<< 心が霊界に進歩する為、神の照管に依り我等に喚起せらるゝ天使的行動。 >>
神の仁慈に依り人に入りて霊魂を生命にみちびく第一の意思は此の人性の出発に関して心中に落る意思なり。此思想に従ひ自然に世を軽んずべくして、人を生命にみちびく種々様々なる善き行動は之により始まらん。人に伴ふ神聖なる力の人に生命を顕さんと欲するときは、此を人に置くこと、恰も或る基礎の如くなるべし。ゆゑに人は我が述べたる此意思を浮世の関係又は空論を以て之を己れに消滅せずして静黙を以て之を成長せしめ、直覚を以て之を守りて、之が為に占領せらるゝならば、此の意思は人をみちびきて何人も言にて形容する能はざる深き直覚に至らしめん。サタナが此思想を嫉視し、全力を挙げて攻撃するは、之を人に滅さん為なり。ゆゑにもし能するならば、全世界の国をも人に與へて、たゞ人を此の如きの思想より引離し之を其の心に消滅せしめんとす。予が言ふ如く、もし能するならば、彼は好んで此事を為すならん。けだし此思想が人に存するときは、人の智は最早此の誘惑の地に立たずして、サタナの人に対する奸計は之に近づく能はざること彼れ狡獪者の知る所なればなり。しかれども知るべし是は其想起を以て我等に死の記憶を喚起する最初の思想を言ふには非ずして、事の充満につきていふ、即死の離れざる記憶を人に入れて人が之を思念するにより、不断驚嘆の状態に立てらるゝものにつきて言ふなり。第一の思想は或る肉体上に属するものなれども、此後者は霊神上の直覚と奇異なる恩寵なり。此直覚は清明なる意思を衣る。ゆゑに之を有する者は此世の事の穿鑿には更に立入らずして己が肉体の為に繋がれざるなり。
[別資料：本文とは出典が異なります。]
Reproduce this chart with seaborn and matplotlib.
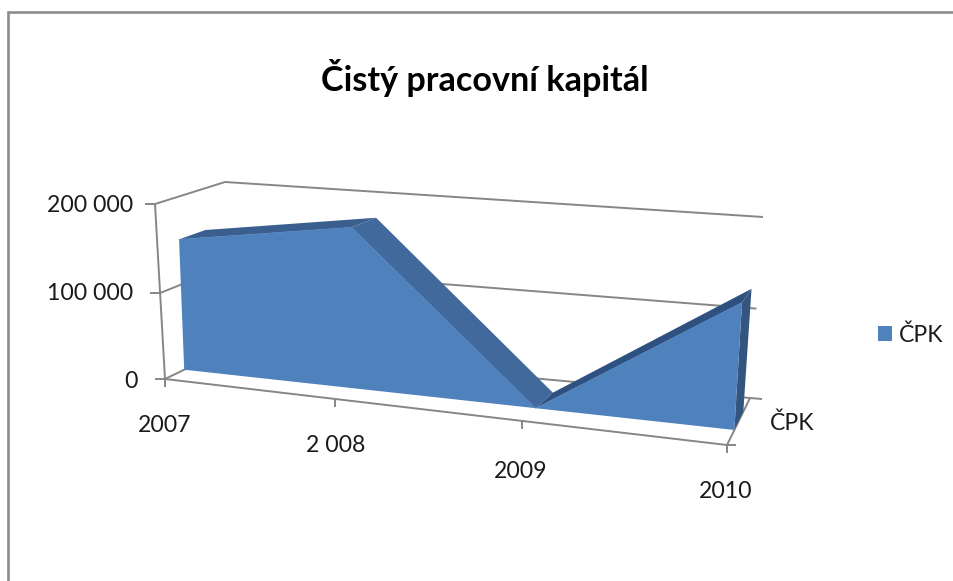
import numpy as np
import matplotlib
matplotlib.use("Agg")
import matplotlib.pyplot as plt
import seaborn as sns
from matplotlib.patches import Patch
from matplotlib.transforms import Transform

years = ["2007", "2 008", "2009", "2010"]
capital = [152000, 180000, 0, 133000]
value_ticks = [0, 100000, 200000]
value_labels = ["0", "100 000", "200 000"]
series_name = "ČPK"
chart_title = "Čistý pracovní kapitál"

FACE = "#4F81BD"
GRID = "#868686"
FONT = ["Lato", "DejaVu Sans"]

sns.set_theme(style="white")
plt.rcParams["font.family"] = FONT


def homography(src, dst):
    rows, rhs = [], []
    for (x, y), (u, v) in zip(src, dst):
        rows.append([x, y, 1, 0, 0, 0, -u * x, -u * y]); rhs.append(u)
        rows.append([0, 0, 0, x, y, 1, -v * x, -v * y]); rhs.append(v)
    return np.append(np.linalg.solve(np.array(rows, float), np.array(rhs, float)), 1).reshape(3, 3)


n_cat = len(years) - 1
vmax = max(value_ticks)
# value space: x = category position, y = value / vmax
unit = [(0, 0), (n_cat, 0), (n_cat, 1), (0, 1)]
H_front = homography(unit, [(165, 379), (727, 445), (738, 245), (155, 204)])
H_back = homography(unit, [(225, 350), (750, 398), (763, 217), (225, 182)])


class WallTransform(Transform):
    """Category / value coordinates on a vertical plane at a given chart depth."""
    input_dims = output_dims = 2
    has_inverse = False

    def __init__(self, chart_depth):
        super().__init__()
        self.chart_depth = chart_depth

    def transform_non_affine(self, values):
        v = np.asarray(values, float)
        pts = np.column_stack([v[:, 0], v[:, 1] / vmax, np.ones(len(v))])
        out = []
        for H in (H_front, H_back):
            p = pts @ H.T
            out.append(p[:, :2] / p[:, 2:])
        return (1 - self.chart_depth) * out[0] + self.chart_depth * out[1]


fig = plt.figure(figsize=(9.54, 5.81), dpi=100)
ax = fig.add_axes([0, 0, 1, 1])

front_w, back_w = WallTransform(0.0), WallTransform(1.0)
face_d, rear_d = WallTransform(0.32), WallTransform(0.71)
pos = np.arange(len(years), dtype=float)
vals = np.array(capital, float)
lw_grid = 1.4
line = dict(color=GRID, lw=lw_grid, solid_capstyle="butt", zorder=1)


def px(tf, x, y):
    return tf.transform(np.array([[x, y]], float))[0]


def seg(a, b, **kw):
    ax.plot([a[0], b[0]], [a[1], b[1]], **{**line, **kw})


# outer chart frame
ax.plot([8, 8, 954], [581, 12, 12], color="#8C8C8C", lw=1.9, solid_joinstyle="miter", zorder=1)

# walls and gridlines
for v in value_ticks:
    a, b, c = px(front_w, 0, v), px(back_w, 0, v), px(back_w, n_cat, v)
    ax.plot([a[0], b[0], c[0]], [a[1], b[1], c[1]], **line)
    seg(a + np.array([-10, 0]), a)
seg(px(front_w, 0, 0), px(front_w, 0, vmax))
seg(px(front_w, 0, 0), px(front_w, n_cat, 0))
seg(px(front_w, n_cat, 0), px(back_w, n_cat, 0))
seg(px(back_w, n_cat, 0), px(back_w, n_cat, 0) + np.array([12, 1]))
seg(px(front_w, n_cat, 0), px(front_w, n_cat, 0) + np.array([9, 0]))
for p in pos:
    a = px(front_w, p, 0)
    seg(a, a + np.array([0, 8]))

# extruded sides of the area
shades = ["#3A5F8F", "#41699C", "#2F5180"]
for i in range(len(pos) - 1):
    quad = np.vstack([
        px(face_d, pos[i], vals[i]), px(rear_d, pos[i], vals[i]),
        px(rear_d, pos[i + 1], vals[i + 1]), px(face_d, pos[i + 1], vals[i + 1]),
    ])
    ax.fill(quad[:, 0], quad[:, 1], color=shades[i], lw=0, zorder=2)
end = np.vstack([
    px(face_d, pos[-1], vals[-1]), px(rear_d, pos[-1], vals[-1]),
    px(rear_d, pos[-1], 0), px(face_d, pos[-1], 0),
])
ax.fill(end[:, 0], end[:, 1], color="#33557F", lw=0, zorder=2)

# front face of the area
ax.fill(np.r_[pos, pos[-1], pos[0]], np.r_[vals, 0, 0], color=FACE, lw=0, zorder=3,
        transform=face_d + ax.transData)
sns.lineplot(x=pos, y=vals, ax=ax, color=FACE, lw=0.5, sort=False, errorbar=None,
             legend=False, zorder=3, transform=face_d + ax.transData)

ax.set_xlim(0, 954)
ax.set_ylim(581, 0)
ax.axis("off")

# texts
ax.text(484.5, 78, chart_title, ha="center", va="center", fontsize=24.6, fontweight="bold", color="black")
tick_size = 16.6
for label, xy in zip(value_labels, [(138, 381), (133, 293), (133, 206)]):
    ax.text(*xy, label, ha="right", va="center", fontsize=tick_size, color="#1a1a1a")
for label, xy in zip(years, [(165, 425), (336, 446), (521, 471), (726, 491)]):
    ax.text(*xy, label, ha="center", va="center", fontsize=tick_size, color="#1a1a1a")
ax.text(792, 423, series_name, ha="center", va="center", fontsize=tick_size, color="#1a1a1a")

ax.legend(handles=[Patch(facecolor=FACE, edgecolor="none", label=series_name)],
          loc="center left", bbox_to_anchor=(871, 335), bbox_transform=ax.transData,
          frameon=False, fontsize=tick_size, handlelength=0.6, handleheight=0.6,
          handletextpad=0.3, borderpad=0.3, borderaxespad=0, labelcolor="#1a1a1a")

fig.savefig("out.png", dpi=100, facecolor="white")
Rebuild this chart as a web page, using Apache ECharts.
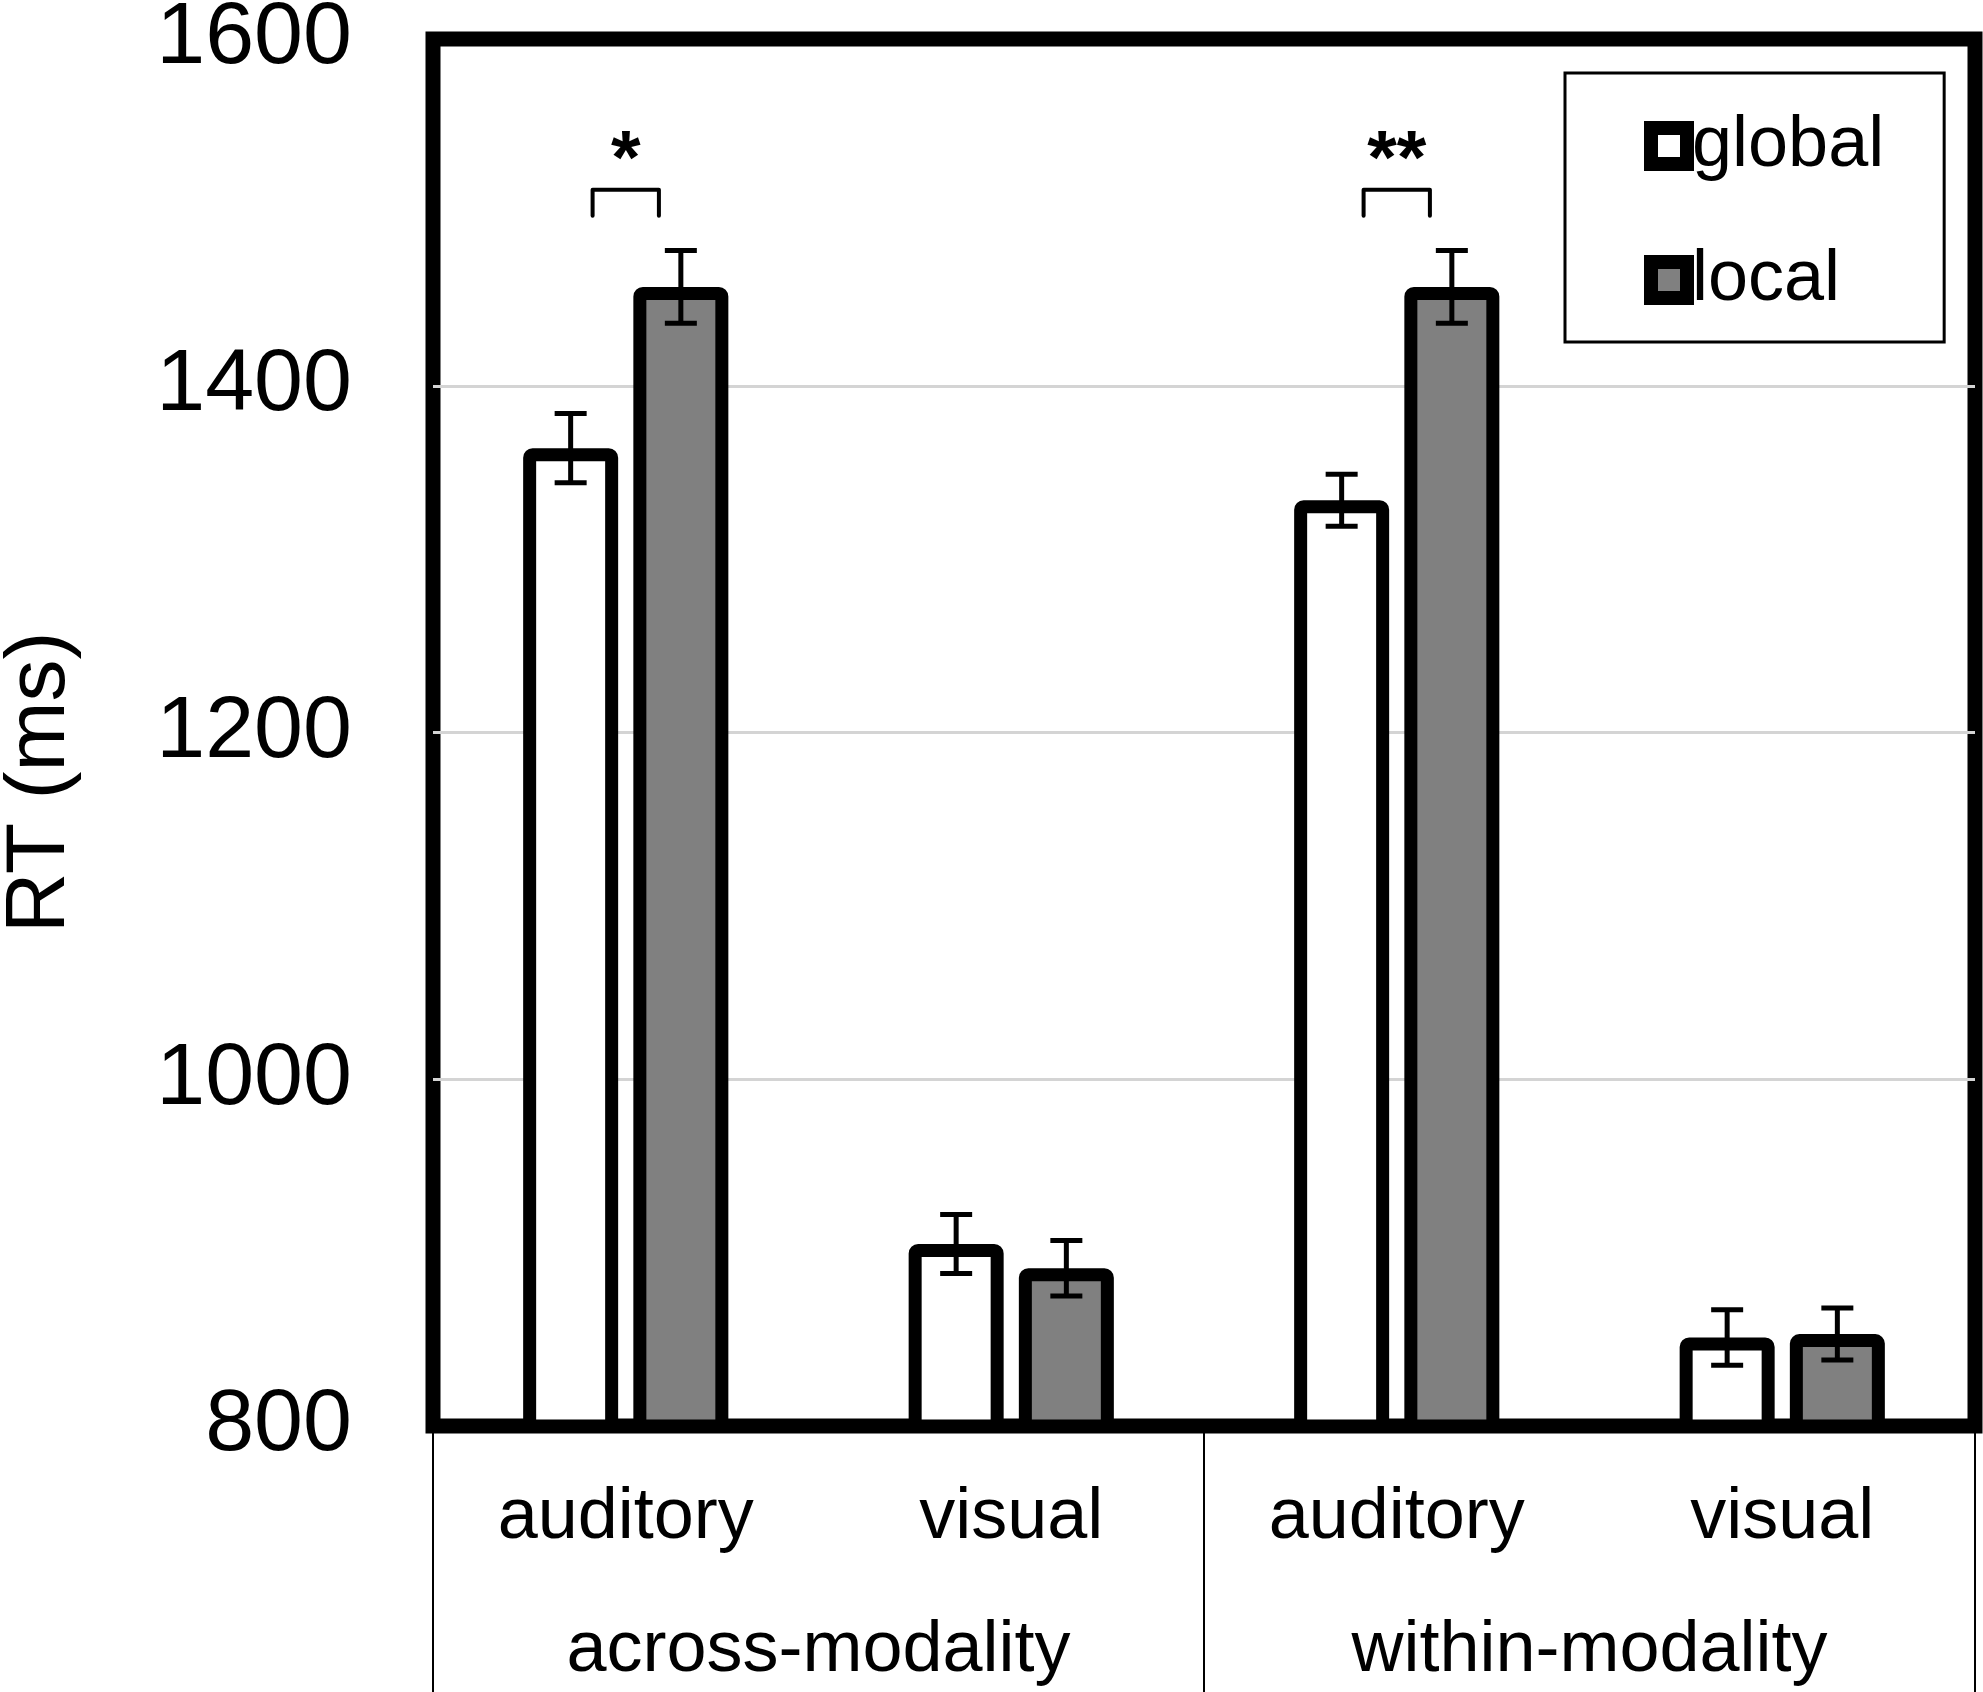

至愛者よ、此の真実なる直覚を少時の間に神は人々に賜ふならば、こは此世に於て相傳授受すべきに非ることは全く當然なり。此直覚は天然が抗し得ざる鏈鎖となるべくして、此の瞑想を其心に受る者は各自個々の練習に比すれば更に最有力なる神の恩寵を以て受くるなり。而して此恩寵は中等の階段にありて心の正しきにより悔改を願ふ者に與へらるゝなり、即此世より遠ざかりて最善なる生命に移るに真実適當するを神に知らるゝ者に神の善なる旨によりて與へらるゝものなり。然して此恩寵は彼等が遁世寂寞の室に於て彼等に成長し且止まらん。我等は祈祷に於て之を願ひ、之が為に長き儆醒を成して、涙を以て主に祈祷せん、何物にも比する能はざる此恩寵を我等に與へ給はん為なり、さらば此世の辛苦の中にありて復た弱わることあらざらん。これぞ人に於て義の充満を行ふ生命の始めなる。